--- start of THE DATA ---
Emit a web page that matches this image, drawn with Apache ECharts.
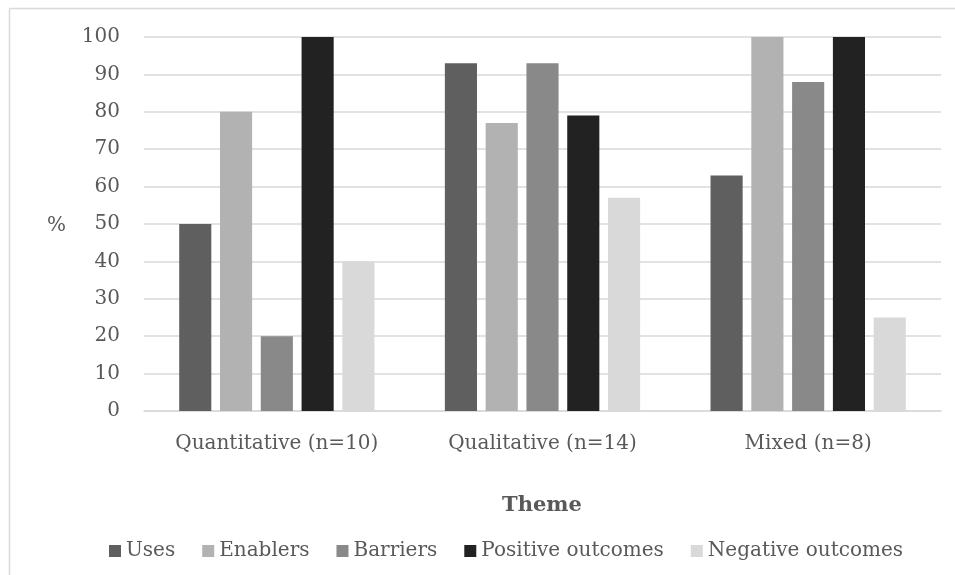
<!DOCTYPE html>
<html><head><meta charset="utf-8">
<script src="https://cdn.jsdelivr.net/npm/echarts@6/dist/echarts.min.js"></script>
<style>html,body{margin:0;padding:0;background:#fff}#c{width:955px;height:575px}</style>
</head><body><div id="c"></div>
<script>
var categories = ['Quantitative (n=10)', 'Qualitative (n=14)', 'Mixed (n=8)'];
var seriesNames = ['Uses', 'Enablers', 'Barriers', 'Positive outcomes', 'Negative outcomes'];
var uses = [50, 93, 63];
var enablers = [80, 77, 100];
var barriers = [20, 93, 88];
var positive = [100, 79, 100];
var negative = [40, 57, 25];
var colors = ['#5f5f5f', '#b2b2b2', '#898989', '#222222', '#d9d9d9'];
var yTicks = [0, 10, 20, 30, 40, 50, 60, 70, 80, 90, 100];

var font = 'DejaVu Serif';
var chart = echarts.init(document.getElementById('c'));
var values = [uses, enablers, barriers, positive, negative];
chart.setOption({
  animation: false,
  textStyle: {fontFamily: font},
  graphic: [
    {type: 'line', shape: {x1: 9.5, y1: 8.5, x2: 955, y2: 8.5}, style: {stroke: '#d9d9d9', lineWidth: 1.5}},
    {type: 'line', shape: {x1: 9.5, y1: 8.5, x2: 9.5, y2: 575}, style: {stroke: '#d9d9d9', lineWidth: 1.5}},
    {type: 'text', x: 47, y: 216, style: {text: '%', font: '20px "' + font + '"', fill: '#595959'}},
    {type: 'text', x: 542, y: 506, style: {text: 'Theme', font: 'bold 21px "' + font + '"', fill: '#595959', align: 'center', verticalAlign: 'middle'}}
  ],
  legend: {
    data: seriesNames,
    top: 536,
    left: 104,
    icon: 'rect',
    itemWidth: 12,
    itemHeight: 12,
    itemGap: 27,
    textStyle: {fontFamily: font, fontSize: 20, color: '#595959'}
  },
  grid: {left: 144, right: 14, top: 37, bottom: 164},
  xAxis: {
    type: 'category',
    data: categories,
    axisLine: {lineStyle: {color: '#d9d9d9', width: 1.5}},
    axisTick: {show: false},
    axisLabel: {fontFamily: font, fontSize: 20, color: '#595959', margin: 23}
  },
  yAxis: {
    type: 'value',
    min: 0, max: 100, interval: 10,
    axisLine: {show: false},
    axisTick: {show: false},
    splitLine: {lineStyle: {color: '#d9d9d9', width: 1.5}},
    axisLabel: {fontFamily: font, fontSize: 20, color: '#595959', margin: 24}
  },
  series: seriesNames.map(function (n, i) {
    return {
      name: n, type: 'bar', data: values[i],
      barGap: '27%', barCategoryGap: '26.5%',
      itemStyle: {color: colors[i]}
    };
  })
});
</script></body></html>
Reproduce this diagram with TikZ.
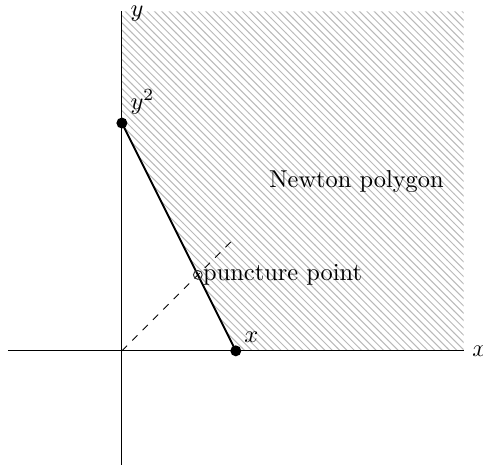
--- end of THE DATA ---
## WHAT IS ASKED
Skip every picture and return the lines above from the top through the one that contains "80, 90, 100];".

## FINAL RESULT
Emit a web page that matches this image, drawn with Apache ECharts.
<!DOCTYPE html>
<html><head><meta charset="utf-8">
<script src="https://cdn.jsdelivr.net/npm/echarts@6/dist/echarts.min.js"></script>
<style>html,body{margin:0;padding:0;background:#fff}#c{width:955px;height:575px}</style>
</head><body><div id="c"></div>
<script>
var categories = ['Quantitative (n=10)', 'Qualitative (n=14)', 'Mixed (n=8)'];
var seriesNames = ['Uses', 'Enablers', 'Barriers', 'Positive outcomes', 'Negative outcomes'];
var uses = [50, 93, 63];
var enablers = [80, 77, 100];
var barriers = [20, 93, 88];
var positive = [100, 79, 100];
var negative = [40, 57, 25];
var colors = ['#5f5f5f', '#b2b2b2', '#898989', '#222222', '#d9d9d9'];
var yTicks = [0, 10, 20, 30, 40, 50, 60, 70, 80, 90, 100];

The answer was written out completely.